New Zealand


New Zealand holds a unique position in the world in that it officially has two national anthems of equal standing – “God Defend New Zealand” and “God Save The Queen”. (The lone other example in the world is Denmark, where the royal and national anthems have equal status in the country.)

“God Defend New Zealand” was written by Irish-born poet and New Zealand citizen Thomas Bracken in 1870, and the music composed by John Joseph Woods as a result of a newspaper contest in 1876. (Woods actually composed the music in one sitting, starting as soon as he read about the contest and not resting until he was finished.) Gaining popularity in the first half of the twentieth century, it was adopted as New Zealand’s national song in 1940 (New Zealand’s centennial year), but “God Save the Queen” remained the sole national anthem. A petition in 1976 prompted the government to seek royal assent to make “God Defend New Zealand” as a national anthem on equal status with “God Save the Queen”. This was signed into law by the Queen on November 21, 1977.

The Māori words, officially translated numerous times, are made to fit the melody. As such, they don’t translate exactly to the English lyrics. A translation of the official Māori lyrics is provided on the right hand side of this page. The anthem is commonly sung lately with the first verse in Māori followed by the first verse in English.

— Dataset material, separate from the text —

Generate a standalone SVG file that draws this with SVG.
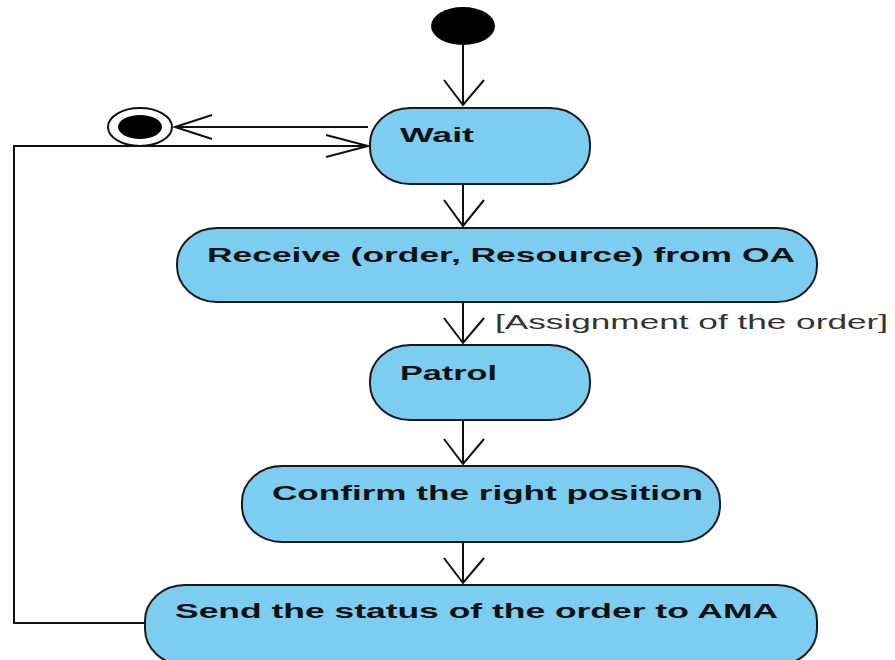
<svg xmlns="http://www.w3.org/2000/svg" width="895" height="660" viewBox="0 0 895 660">
  <style>
    .act { fill: #7dcdf1; stroke: #1a1a1a; stroke-width: 2; }
    .lbl { font-family: "Liberation Sans", Arial, sans-serif; font-weight: bold; font-size: 21px; fill: #111; }
    .guard { font-family: "Liberation Sans", Arial, sans-serif; font-size: 20px; fill: #333; }
    .edge { fill: none; stroke: #111; stroke-width: 2; }
    .head { fill: none; stroke: #111; stroke-width: 2; stroke-linejoin: miter; }
  </style>
  <rect width="895" height="660" fill="#ffffff"/>

  <g id="initial">
    <ellipse cx="463" cy="26" rx="32" ry="19" fill="#000"/>
  </g>

  <g id="final">
    <ellipse cx="140" cy="127" rx="32" ry="19" fill="#fff" stroke="#111" stroke-width="2"/>
    <ellipse cx="140" cy="127" rx="22" ry="12" fill="#000"/>
  </g>

  <g id="wait">
    <rect class="act" x="370" y="108" width="220" height="76" rx="40" ry="36"/>
    <text class="lbl" x="400" y="142" textLength="74" lengthAdjust="spacingAndGlyphs">Wait</text>
  </g>

  <g id="receive">
    <rect class="act" x="177" y="228" width="640" height="74" rx="40" ry="36"/>
    <text class="lbl" x="207" y="262" textLength="588" lengthAdjust="spacingAndGlyphs">Receive (order, Resource) from OA</text>
  </g>

  <g id="patrol">
    <rect class="act" x="370" y="345" width="220" height="75" rx="40" ry="36"/>
    <text class="lbl" x="400" y="380" textLength="97" lengthAdjust="spacingAndGlyphs">Patrol</text>
  </g>

  <g id="confirm">
    <rect class="act" x="242" y="466" width="478" height="76" rx="40" ry="36"/>
    <text class="lbl" x="272" y="500" textLength="431" lengthAdjust="spacingAndGlyphs">Confirm the right position</text>
  </g>

  <g id="send">
    <rect class="act" x="145" y="585" width="672" height="80" rx="40" ry="36"/>
    <text class="lbl" x="175" y="618" textLength="603" lengthAdjust="spacingAndGlyphs">Send the status of the order to AMA</text>
  </g>

  <g id="connectors">
    <!-- start to Wait -->
    <line class="edge" x1="463" y1="45" x2="463" y2="105"/>
    <polyline class="head" points="444,80 463,105 484,80"/>
    <!-- Wait to final -->
    <line class="edge" x1="368" y1="127" x2="175" y2="127"/>
    <polyline class="head" points="212,115 175,127 212,139"/>
    <!-- Wait to Receive -->
    <line class="edge" x1="463" y1="184" x2="463" y2="226"/>
    <polyline class="head" points="444,200 463,226 484,200"/>
    <!-- Receive to Patrol -->
    <line class="edge" x1="463" y1="302" x2="463" y2="343"/>
    <polyline class="head" points="444,318 463,343 484,318"/>
    <text class="guard" x="495" y="329" textLength="393" lengthAdjust="spacingAndGlyphs">[Assignment of the order]</text>
    <!-- Patrol to Confirm -->
    <line class="edge" x1="463" y1="420" x2="463" y2="464"/>
    <polyline class="head" points="444,439 463,464 484,439"/>
    <!-- Confirm to Send -->
    <line class="edge" x1="463" y1="542" x2="463" y2="583"/>
    <polyline class="head" points="444,558 463,583 484,558"/>
    <!-- Send back to Wait -->
    <polyline class="edge" points="145,623 14,623 14,146 368,146"/>
    <polyline class="head" points="326,135 368,146 326,157"/>
  </g>
</svg>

God Save the Queen has been New Zealand’s official anthem since 1840, when it became a British colony. The second verse, which is in a more militaristic vein, and the third verse, have been replaced in New Zealand with a “Commonwealth verse“, usually used when more than one stanza is needed. Despite being declared an “official anthem” by the New Zealand government, along with “God Defend New Zealand”, “God Save the Queen” is rarely sung in the country, it is used in the capacity that a royal anthem would be used (that is, when a member of the royal family is present, or their representative, or allegiance to the crown is to be demonstrated by the performance). As such, “God Defend New Zealand” is much more commonly heard.